Interpretation and reasoning: Because demo goods remain the supplier's property and are used exclusively for demonstrations intended to generate taxable sales, their issuance constitutes use "in the course or furtherance of business." The disposal that triggers the blocking provision in Section 17(5)(h) occurs only where there is an irrevocable gratuitous transfer (e.g., free samples/gifts). Here, since title is not transferred at issuance and the taxable event is the eventual scrapping/clearance (on which GST is paid), the conditions for disallowance under Section 17(5)(h) are not met. The Authority emphasized the difference in business treatment and purpose between free samples and demo assets, noting that demo assets are part of the business asset pool until scrapped.
Ratio vs. Obiter: Ratio - ITC on inputs/inputs contained in demo goods issued to product specialists need not be reversed because issuance does not amount to a disposal or free supply triggering Section 17(5)(h). Obiter - References to hygiene-related single-use items being disposed of after each use and the practice of scrapping on tax payment serve to illustrate application but do not expand the legal rule beyond the ratio.
Conclusion: No reversal of Input Tax Credit is required for goods issued to product specialists for demonstration purposes, provided such goods remain the supplier's property and are not permanently transferred as free samples or gifts; tax liability arises, if any, upon final scrapping/clearance when GST is paid.

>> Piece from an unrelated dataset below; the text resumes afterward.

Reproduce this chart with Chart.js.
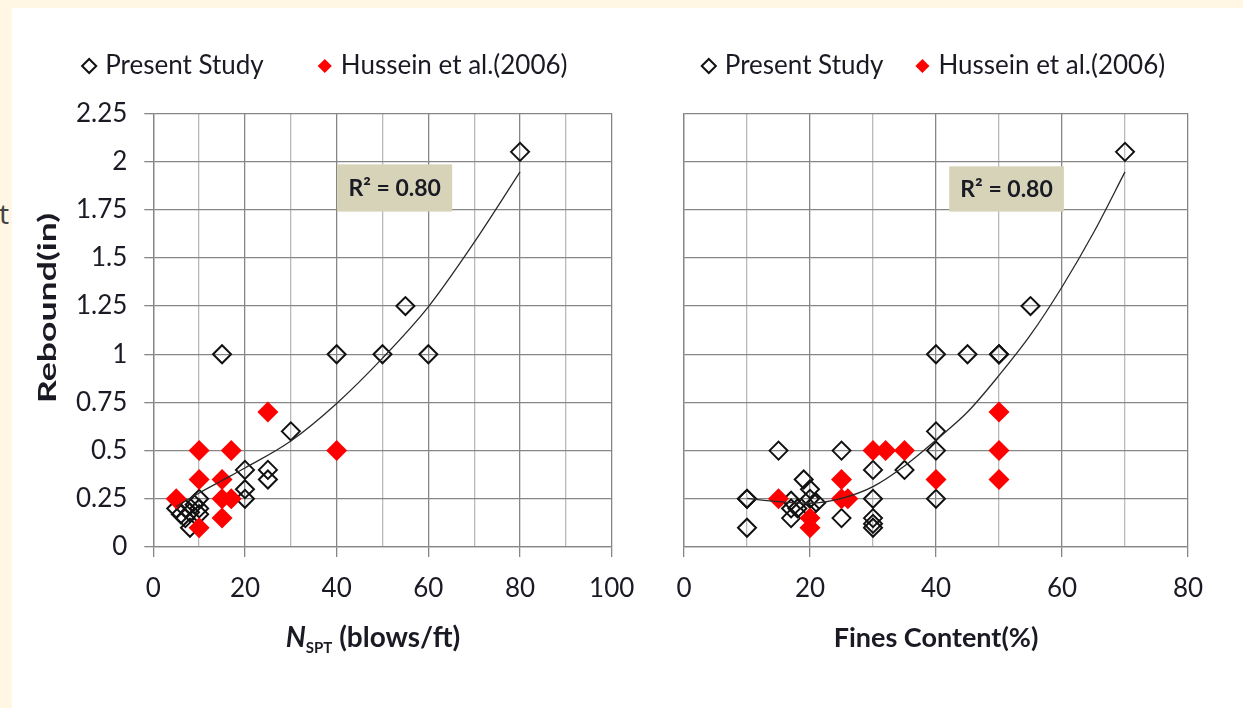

Cross-references and practical implication
The conclusions on both issues are interdependent: the determination that issuance of demo goods does not transfer title (Issue 1) is dispositive of the ITC reversal question (Issue 2). The Authority's approach treats the issuance as custodial business use until final scrap clearance, and not as a taxable "supply" or a free disposal for the purposes of Section 17(5)(h).